What the task requires: Tally the lines in the data that follows that include the word "this", and report nothing but the total.

Records supplied:
____________________

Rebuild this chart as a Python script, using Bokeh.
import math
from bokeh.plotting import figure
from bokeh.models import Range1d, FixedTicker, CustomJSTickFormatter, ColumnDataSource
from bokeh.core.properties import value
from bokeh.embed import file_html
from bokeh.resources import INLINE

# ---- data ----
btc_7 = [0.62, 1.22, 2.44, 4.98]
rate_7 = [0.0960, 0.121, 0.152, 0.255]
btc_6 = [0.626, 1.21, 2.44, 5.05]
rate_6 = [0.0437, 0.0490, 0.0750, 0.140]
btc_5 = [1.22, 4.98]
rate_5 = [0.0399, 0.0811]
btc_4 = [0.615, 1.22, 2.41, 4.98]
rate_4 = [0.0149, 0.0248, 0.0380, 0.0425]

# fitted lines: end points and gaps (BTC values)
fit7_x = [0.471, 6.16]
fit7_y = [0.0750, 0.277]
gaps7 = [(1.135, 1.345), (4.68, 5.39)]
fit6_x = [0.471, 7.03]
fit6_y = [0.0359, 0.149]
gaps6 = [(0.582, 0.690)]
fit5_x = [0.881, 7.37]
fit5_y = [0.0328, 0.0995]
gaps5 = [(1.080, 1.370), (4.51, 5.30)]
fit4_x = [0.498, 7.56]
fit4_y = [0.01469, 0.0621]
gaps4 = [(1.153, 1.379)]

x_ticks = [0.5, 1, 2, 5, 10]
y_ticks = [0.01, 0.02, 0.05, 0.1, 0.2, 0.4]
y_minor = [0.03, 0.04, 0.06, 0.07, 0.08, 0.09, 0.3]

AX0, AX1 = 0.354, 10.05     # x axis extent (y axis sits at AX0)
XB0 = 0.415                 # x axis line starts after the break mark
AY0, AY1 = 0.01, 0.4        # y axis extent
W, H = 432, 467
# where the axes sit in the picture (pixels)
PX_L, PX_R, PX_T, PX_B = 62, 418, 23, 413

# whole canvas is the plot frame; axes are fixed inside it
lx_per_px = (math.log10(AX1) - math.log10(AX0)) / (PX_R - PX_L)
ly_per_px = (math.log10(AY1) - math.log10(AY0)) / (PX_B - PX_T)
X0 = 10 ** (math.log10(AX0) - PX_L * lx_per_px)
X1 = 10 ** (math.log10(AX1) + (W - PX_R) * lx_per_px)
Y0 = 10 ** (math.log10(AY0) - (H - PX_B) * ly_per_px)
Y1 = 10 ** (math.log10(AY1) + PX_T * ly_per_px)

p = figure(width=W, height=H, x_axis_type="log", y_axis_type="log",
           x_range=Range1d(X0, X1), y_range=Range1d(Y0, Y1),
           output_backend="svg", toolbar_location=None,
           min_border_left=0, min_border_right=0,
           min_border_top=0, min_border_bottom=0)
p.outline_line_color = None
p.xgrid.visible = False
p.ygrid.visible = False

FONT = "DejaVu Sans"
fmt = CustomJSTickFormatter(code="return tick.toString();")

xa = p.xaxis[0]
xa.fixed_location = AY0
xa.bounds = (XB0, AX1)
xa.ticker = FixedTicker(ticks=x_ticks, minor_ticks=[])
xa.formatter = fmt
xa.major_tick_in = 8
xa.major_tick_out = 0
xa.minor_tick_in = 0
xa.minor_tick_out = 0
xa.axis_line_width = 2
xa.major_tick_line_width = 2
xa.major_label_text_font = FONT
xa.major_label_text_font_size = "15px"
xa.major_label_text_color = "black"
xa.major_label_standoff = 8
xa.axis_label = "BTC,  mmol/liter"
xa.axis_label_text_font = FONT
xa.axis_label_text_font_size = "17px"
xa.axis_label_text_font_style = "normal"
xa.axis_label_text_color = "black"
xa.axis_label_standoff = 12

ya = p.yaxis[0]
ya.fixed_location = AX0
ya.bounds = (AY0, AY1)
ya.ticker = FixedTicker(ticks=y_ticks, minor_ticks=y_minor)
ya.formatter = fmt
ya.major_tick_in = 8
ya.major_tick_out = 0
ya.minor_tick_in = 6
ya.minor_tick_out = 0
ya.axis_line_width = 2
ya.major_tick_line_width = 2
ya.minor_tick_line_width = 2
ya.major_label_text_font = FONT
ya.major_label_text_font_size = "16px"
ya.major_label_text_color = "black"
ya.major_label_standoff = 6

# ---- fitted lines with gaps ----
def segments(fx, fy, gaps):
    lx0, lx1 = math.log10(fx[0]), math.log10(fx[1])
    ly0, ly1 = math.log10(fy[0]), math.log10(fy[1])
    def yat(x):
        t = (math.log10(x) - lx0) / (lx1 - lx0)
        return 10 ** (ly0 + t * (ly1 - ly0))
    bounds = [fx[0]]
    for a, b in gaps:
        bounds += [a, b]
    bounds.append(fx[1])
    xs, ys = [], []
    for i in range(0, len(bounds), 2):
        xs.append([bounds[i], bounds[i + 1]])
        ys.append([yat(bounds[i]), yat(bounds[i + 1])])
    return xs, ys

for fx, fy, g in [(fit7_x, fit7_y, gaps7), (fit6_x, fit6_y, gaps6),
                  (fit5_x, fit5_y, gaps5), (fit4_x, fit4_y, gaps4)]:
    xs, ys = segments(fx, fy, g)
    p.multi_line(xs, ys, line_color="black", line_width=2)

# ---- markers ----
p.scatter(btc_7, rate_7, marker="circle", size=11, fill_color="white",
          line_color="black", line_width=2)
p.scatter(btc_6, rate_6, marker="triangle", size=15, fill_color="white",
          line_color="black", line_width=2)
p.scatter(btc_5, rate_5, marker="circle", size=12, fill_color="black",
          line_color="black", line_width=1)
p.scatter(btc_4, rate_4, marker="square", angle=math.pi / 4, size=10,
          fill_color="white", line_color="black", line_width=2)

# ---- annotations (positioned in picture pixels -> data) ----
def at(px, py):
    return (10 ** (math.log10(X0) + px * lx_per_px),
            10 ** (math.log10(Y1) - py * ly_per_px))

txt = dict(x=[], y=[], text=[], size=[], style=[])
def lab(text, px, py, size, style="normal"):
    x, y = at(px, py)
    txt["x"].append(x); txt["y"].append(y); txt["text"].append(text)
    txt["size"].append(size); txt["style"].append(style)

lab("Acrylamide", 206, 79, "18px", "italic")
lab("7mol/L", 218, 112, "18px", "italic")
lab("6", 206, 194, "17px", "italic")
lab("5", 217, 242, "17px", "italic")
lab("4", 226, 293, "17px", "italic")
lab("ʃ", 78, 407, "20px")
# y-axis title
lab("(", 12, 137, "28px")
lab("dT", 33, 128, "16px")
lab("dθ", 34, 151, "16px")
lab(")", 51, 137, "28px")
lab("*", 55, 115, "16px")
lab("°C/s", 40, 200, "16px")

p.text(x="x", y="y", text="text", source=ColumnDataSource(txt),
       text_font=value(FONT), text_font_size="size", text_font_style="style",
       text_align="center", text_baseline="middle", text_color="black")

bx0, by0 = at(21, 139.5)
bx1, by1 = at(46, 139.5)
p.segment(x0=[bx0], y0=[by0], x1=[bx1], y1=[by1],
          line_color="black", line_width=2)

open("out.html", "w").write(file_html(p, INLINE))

____________________

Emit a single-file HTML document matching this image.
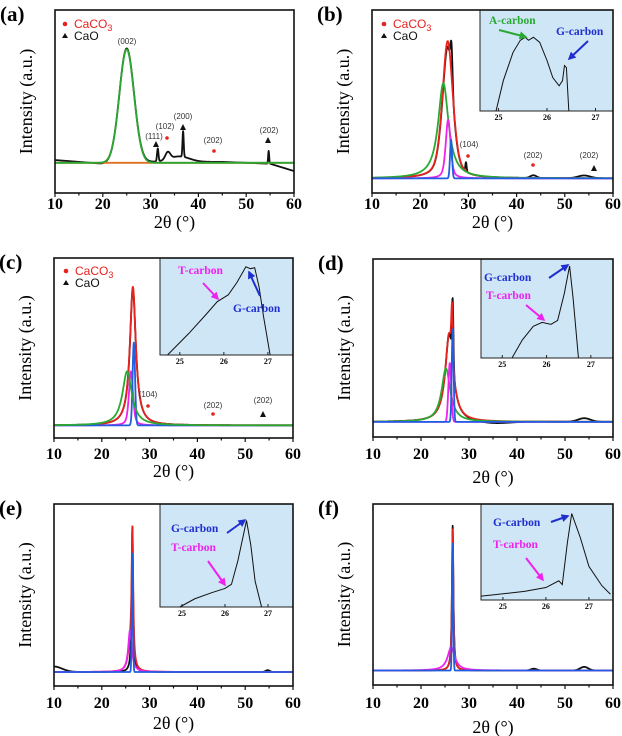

____________________

Reply to the task: 2